AUSTRALASIA

Crystal ball gazing Stokes' next deal

Slugcatcher explores the Beach/Lattice deal and wonders what comes next.

Slugcatcher
Crystal ball gazing Stokes' next deal

Early as it might be to ask that question it is the one which should interest everyone in the Australian petroleum business because Beach is part of a group which loves a deal and is willing to strike a bargain when others think it best to lie low.
 
There is another aspect to Beach's ultimate parent, Seven Group. It is largely controlled by one man, Kerry Stokes, which means there doesn't have to be a long management debate about a merger or takeover bid.
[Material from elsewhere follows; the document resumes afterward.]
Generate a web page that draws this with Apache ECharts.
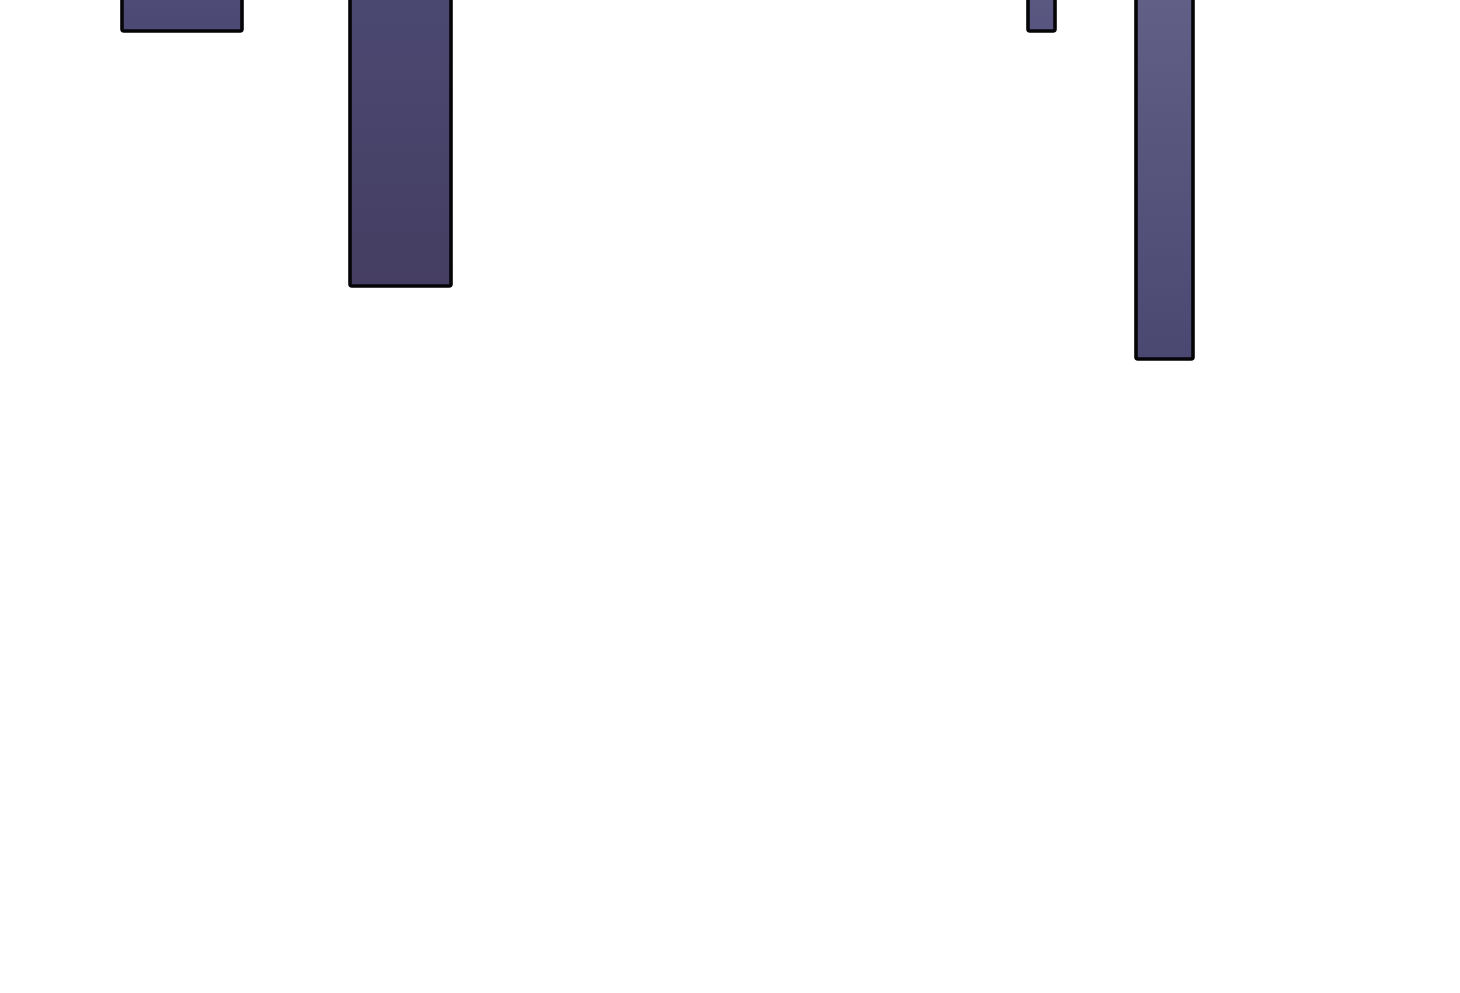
<!DOCTYPE html>
<html>
<head>
<meta charset="utf-8">
<style>
  html, body { margin: 0; padding: 0; background: #ffffff; }
  #chart { width: 1460px; height: 993px; }
</style>
<script src="https://cdn.jsdelivr.net/npm/echarts@6/dist/echarts.min.js"></script>
</head>
<body>
<div id="chart"></div>
<script>
// bar extents along x (data units) and hanging depth (data units)
const barStart = [12.2, 35.0, 102.8, 113.6];
const barEnd   = [24.2, 45.1, 105.5, 119.3];
const barDepth = [3.1, 28.6, 3.1, 35.9];
const topColors    = ['#4f4c78', '#4b4872', '#5b5881', '#636087'];
const bottomColors = ['#4c4874', '#453e62', '#575480', '#4a4771'];

const chartData = barStart.map((s, i) => [s, barEnd[i], barDepth[i], i]);

let myChart = echarts.init(document.getElementById('chart'));
let option = {
  animation: false,
  backgroundColor: '#ffffff',
  grid: { left: 0, right: 0, top: 0, bottom: 0 },
  xAxis: { type: 'value', min: 0, max: 146, show: false },
  yAxis: { type: 'value', min: 0, max: 99.3, inverse: true, show: false },
  series: [{
    type: 'custom',
    clip: false,
    data: chartData,
    renderItem: function (params, api) {
      const p0 = api.coord([api.value(0), 0]);
      const p1 = api.coord([api.value(1), api.value(2)]);
      const i = api.value(3);
      return {
        type: 'rect',
        shape: { x: p0[0], y: p0[1] - 8, width: p1[0] - p0[0], height: p1[1] - p0[1] + 8, r: 2 },
        style: {
          fill: new echarts.graphic.LinearGradient(0, 0, 0, 1, [
            { offset: 0, color: topColors[i] },
            { offset: 1, color: bottomColors[i] }
          ]),
          stroke: '#050508',
          lineWidth: 3.6
        }
      };
    }
  }]
};
myChart.setOption(option);
</script>
</body>
</html>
If Stokes wants it, he can bid for it.
 
Beach, for example, has been a work in progress for several years with Stokes taking a series of steps towards last week's transformational acquisition of Lattice, a business containing the conventional oil and gas interests of LNG producer, Origin Energy.
 
The first step by Stokes into oil and gas was his recruitment of a former Woodside Petroleum CEO Don Voelte in 2013, with the career oilman taking up the unusual post as chief executive of Seven's television and newspaper business, Seven West Media, before moving into the top job at Seven Group.
 
By the time he left Seven two years ago to return to his native U.S. Voelte would have mapped out a strategy for Stokes for follow because if there's one thing a true oil-man knows it is that the industry is cyclical.
 
Armed with Voelte's advice, Stokes and his son, Ryan, set about building Seven's position in Beach, orchestrating a number of moves that included the merger with fellow Cooper Basin oil and gas producer, Drillsearch, which was launched in mid-2015 (when everyone else was still in the bunker) and completed early last year.
 
It was the Drillsearch merger which sent a clear indication that Kerry and Ryan Stokes were serious about continuing what Voelte had started for them with the only question being the same as today: what next?
 
Lattice, as events transpired, was that next deal, dropping out of the ill-conceived CSG industry in Queensland, with the only man in the Australian oil sector who probably suspected it would happen being Voelte.
 
Years ago, when CSG was the hottest ticket in town, it was Voelte who warned that it would be a disaster because of the cost and complexity in extracting coal-seam gas from hundreds of wells and then liquefying it.
 
Origin discovered just how tough it is to be trying to produce LNG from coal-seam methane which has to be supplemented with conventional gas, much to the annoyance of the domestic east coast Australian gas market.
 
Exit Lattice, as a sale to help Origin make further inroads into a debt mountain that hit $12 billion in 2015 but which is now likely to have fallen to under $7 billion thanks to Beach handing over $1.58 billion.
 
Interesting as the history might be it is more important to see what's happened as a guide to what might happen and while The Slug is getting well ahead of the action there is a pattern that deserves extending for the obvious reason that Seven, and the Stokes family, quite like oil.
 
Once the dust settles on the Lattice acquisition, and given that Seven is standing as an underwriter to the current capital raising, it is likely to creep a little higher on the Beach share register, perhaps from the current 23% to 25%, or more.
 
Management time next year will probably be taken up with the integration of Beach and Lattice with executives jockeying for positions as synergy savings of $20 million are extracted, and debt retired after borrowings to complete the deal stretched gearing (a ratio of debt to equity) to around 35%.
 
By 2019, gearing is expected to back below 25% and by 2021 Beach management is confident the business will be "net cash", that point when total cash in the back exceeds total liabilities.
 
In other words, Beach is likely to spend just 12-to-18 months absorbing Lattice, aided by rock-solid gas sales deals, rising gas demand in its east coast markets, and the very real prospect of higher gas prices and industrial and household customers demand increased supplies of energy.
 
By the time it's ready to deal again Beach will be a much more substantial business with a stock-market value which should have risen from its current $1.9 billion to somewhere over $3 billion, and perhaps touching $4 billion.
 
At that expanded size Beach will easily rank as a top-100 company on the Australian stock market, and be the fourth biggest in the local oil patch after Santos, Oil Search and Woodside.
 
Growth options for the bigger Beach will be through exploration success or more deals, and given the company's track record of the past few years and the aggressive stance of Seven and its controlling Stokes family another double-in-size deal seems highly likely, and perhaps something even more ambitious.
 
What might the next deal be? How about Beach making a move on the company which has always treated it like a poor relation, but which is also based in Adelaide: Santos!
 
Is that a far-fetched suggestion? Perhaps. But stranger things have happened in the oil sector over the past few years.